The other young hero – the most relaxed actor of a large, relaxed cast – is Denis Lawson, as Gordon, the village innkeeper, pub owner, accountant, unofficial mayor, and great lover. Lawson plays Gordon's functions as different aspects of his personality. Gordon the pub owner is a genial companion,

but Gordon the innkeeper is brusque and formal: he will do exactly what is required of an innkeeper, and not a hairbreadth more. Gordon the accountant is a slippery fellow – he oozes insincerity. Gordon the leader of the community is frank and good-humored. And Gordon the man-of-the-world lover is smugly pleased with himself when he's alone with his bride (Jennifer Black). There's something of the dandy in Denis Lawson's approach to comedy; he makes each of Gordon's functions funny in a suavely different high style – each has its own tics and gestures, its own type of self-satisfaction. Dark and intense, he's an ideal screen actor – he draws the camera by the control inside his ease.

The exchanges among these three men are low-key and very odd, with Gordon handling the negotiations for the villagers and sizing up Mac, figuring out how far he can push him, and Danny taking sidelong glances at Mac and vaguely wondering if he's as out of it as he seems. (Danny is too giddy to

give it a lot of thought.) The humor is dry, yet the picture is romantic in spirit, and Burt Lancaster has something to do with that. He doesn't have a large role, and he's at a disadvantage because most of his scenes are in crosscuts back to unenchanted Houston, but Lancaster is convincing as a sturdy, physically powerful man, and even more convincing as a man of authority whose only intimacy is with the stars above. In his penthouse office-apartment in the Knox skyscraper, this tycoon presses the button that opens the sliding dome of his planetarium and he stands under the constellations. Lancaster has an

imperial romantic aura; he belongs there, on top of a tower under the stars, and I doubt if there are many actors who could convey so much by just standing there. The tycoon's telescope has an echo effect in moviegoers' memories: Lancaster was also devoted to astronomy in Visconti's The Leopard, and Forsyth may have carried that theme over. But there's something more deeply right about the image here. A stargazing reserve has become apparent in Lancaster's recent performances: it's as if he finally felt free enough to be himself on the screen – to let us see that he has thoughts he feels no need to communicate. The welcome familiarity of his speech rhythms tells us something: he, too, is one of a kind. There's nobody else in the world with a voice like that-the smoothness with the remnant of roughness underneath.

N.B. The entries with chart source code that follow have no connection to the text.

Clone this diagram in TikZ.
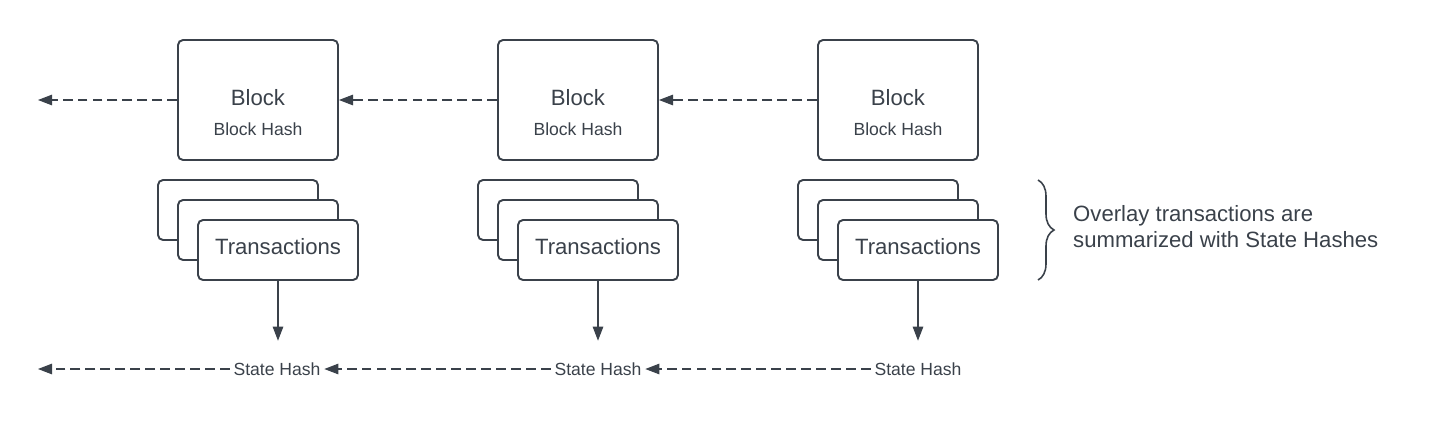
\documentclass[tikz,border=0pt]{standalone}
\usepackage{fontspec}
\setmainfont{Liberation Sans}
\usepackage{tikz}
\usetikzlibrary{arrows.meta}
\usetikzlibrary{decorations.pathreplacing}
\definecolor{inkgray}{HTML}{3A414A}
\newcommand{\txcard}[3]{\node[card] (#1) at ( #2 , #3 ) {};}
\tikzset{
  blockbox/.style={draw=inkgray, line width=1.1pt, rounded corners=0.1cm, fill=white, minimum width=3.2cm, minimum height=2.4cm},
  card/.style={draw=inkgray, line width=1.1pt, rounded corners=0.1cm, fill=white, minimum width=3.2cm, minimum height=1.2cm},
  bigtext/.style={text=inkgray, font=\fontsize{12.6}{14}\selectfont},
  smalltext/.style={text=inkgray, font=\fontsize{10}{12}\selectfont, inner sep=2pt},
  linkarrow/.style={draw=inkgray, line width=0.6pt, dash pattern=on 5.6pt off 2.9pt, -{Triangle[length=8pt,width=6pt]}},
  feedarrow/.style={draw=inkgray, line width=0.6pt, -{Triangle[length=8pt,width=6pt]}}
}
\begin{document}
\begin{tikzpicture}[x=0.02cm, y=-0.02cm]
    \useasboundingbox (0,0) rectangle (1438,440);
    % blocks
    \node[blockbox] (blkA) at (258,100) {};
    \node[blockbox] (blkB) at (578,100) {};
    \node[blockbox] (blkC) at (898,100) {};
    \node[bigtext] (blkAname) at (258,98) {Block};
    \node[bigtext] (blkBname) at (578,98) {Block};
    \node[bigtext] (blkCname) at (898,98) {Block};
    \node[smalltext] (blkAhash) at (258,129) {Block Hash};
    \node[smalltext] (blkBhash) at (578,129) {Block Hash};
    \node[smalltext] (blkChash) at (898,129) {Block Hash};
    % transaction stacks
    \txcard{txAback}{238}{210} \txcard{txAmid}{258}{230} \txcard{txA}{278}{250}
    \txcard{txBback}{558}{210} \txcard{txBmid}{578}{230} \txcard{txB}{598}{250}
    \txcard{txCback}{878}{210} \txcard{txCmid}{898}{230} \txcard{txC}{918}{250}
    \node[bigtext] (txAname) at (278,247) {Transactions};
    \node[bigtext] (txBname) at (598,247) {Transactions};
    \node[bigtext] (txCname) at (918,247) {Transactions};
    % state hashes
    \node[smalltext] (shA) at (277,369) {State Hash};
    \node[smalltext] (shB) at (598,369) {State Hash};
    \node[smalltext] (shC) at (918,369) {State Hash};
    \coordinate (blkEnd) at (38,100);
    \coordinate (shEnd) at (38,369);
    % chain links
    \draw[linkarrow] (blkA.west) -- (blkEnd);
    \draw[linkarrow] (blkB.west) -- (blkA.east);
    \draw[linkarrow] (blkC.west) -- (blkB.east);
    \draw[linkarrow] (shA.west) -- (shEnd);
    \draw[linkarrow] (shB.west) -- (shA.east);
    \draw[linkarrow] (shC.west) -- (shB.east);
    \draw[feedarrow, shorten >=0.36cm] (txA.south) -- (txA.south |- shA.north);
    \draw[feedarrow, shorten >=0.36cm] (txB.south) -- (txB.south |- shB.north);
    \draw[feedarrow, shorten >=0.36cm] (txC.south) -- (txC.south |- shC.north);
    % note
    \coordinate (braceTop) at (1038,180);
    \coordinate (braceBot) at (1038,280);
    \draw[inkgray, line width=0.9pt, decorate, decoration={brace, amplitude=0.32cm}] (braceTop) -- (braceBot);
    \node[bigtext, anchor=west, align=left, font=\fontsize{12.6}{14.8}\selectfont] (note) at (1067,227) {Overlay transactions are\\summarized with State Hashes};
\end{tikzpicture}
\end{document}
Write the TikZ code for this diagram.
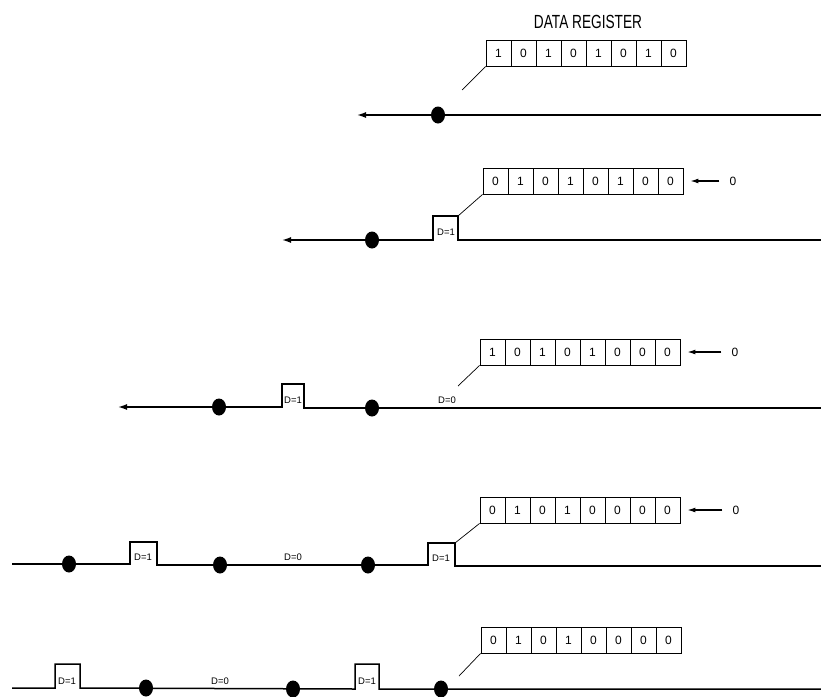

Forsyth, by glorying in the plumage of each person's singularity, somehow makes one-of-a-kindness seem infinitely wonderful and absurd.

This young (thirty-five) writer-director has invented his own form of poetic comedy. His style is far more personal and aberrant than that of the popular British comedies of the fifties, which, in general, were made from tightly knit, cleverly constructed scripts. Forsyth seems to go where impulse and instinct guide him; he's an entertainer-filmmaker who gives free play to his own sense of the ridiculous and his own sense of beauty. He gets a lyrical performance from the silvery surf at night, and there are great happenings in the luminous skies – the aurora borealis and a whizzing meteor shower. The village and the bay live up to the dream-stricken expression on Mac's face. Mac has found paradise, and in a place where English is spoken – a transformed English, made softer and more lulling by cadences that drift upward.

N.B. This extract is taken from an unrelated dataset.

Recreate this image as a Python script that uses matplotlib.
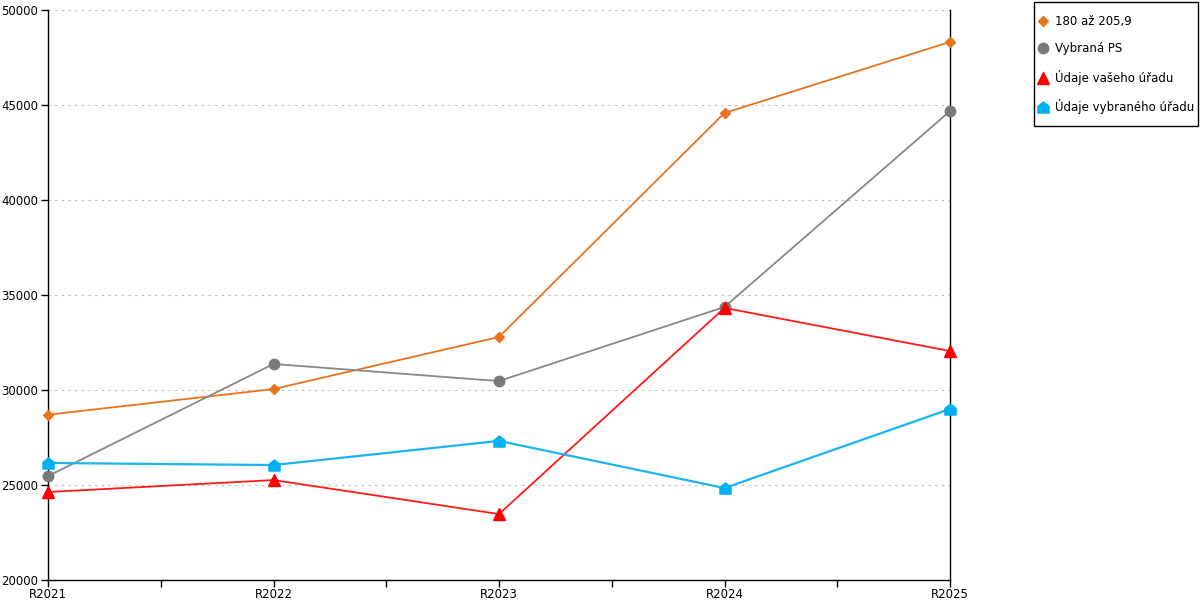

Local Hero isn't any major achievement, but it has its own free-form shorthand for jokes, and it's true to itself. No conflict ever emerges in this film (though one is clearly seething inside Mac's head); nobody even throws a punch. Forsyth's understatement – his muting of effects – creates a delicately

charged comic atmosphere. There are no payoffs to gags; you get used to some oddity and then it disappears. The humor is in people's idiosyncratic behavior, and once Forsyth gets into his stride everything is unexpected and nothing is forced. (The only thing that isn't distinctive about Local Hero is its prosaic title, which doesn't seem to refer to anyone in particular.) Sometimes Forsyth's ideas are close to quaint – as in the character of Victor (Christopher Rozycki), the captain of a Russian trawler, who is as robust as all getout. But Forsyth carries out even this idea in a way that redeems it – the Russian's accent is just what's needed at a Ferness celebration when he sings "Lone Star Man" with The Ace Tones, a group of adolescent local boys whose country rock has a slightly woozy cross-cultural sound. (One of the musicians is John Gordon Sinclair, who was the hero of Forsyth's last film, Gregory's Girl.) You

may hear yourself laughing at jokes you can't really explain, such as Mac's unwitting violation of protocol: he's talking to a group of village men who hang out together, and, pointing to an infant in their midst, he asks "Whose baby?" Nobody answers.

In the scene that I like best, Mac, alone on the misty beach, takes off his watch, so that he can stick his hands into the water and scoop up shells. He puts it on some rocks and moves a small distance away. And the forgotten watch, inundated by the tide, beeps underwater to the sea creatures swimming by. That's an almost perfect example of how Forsyth handles the theme of the collision of cultures. It isn't the Scots who are offended by the American hotshot's business equipment; it's the fish.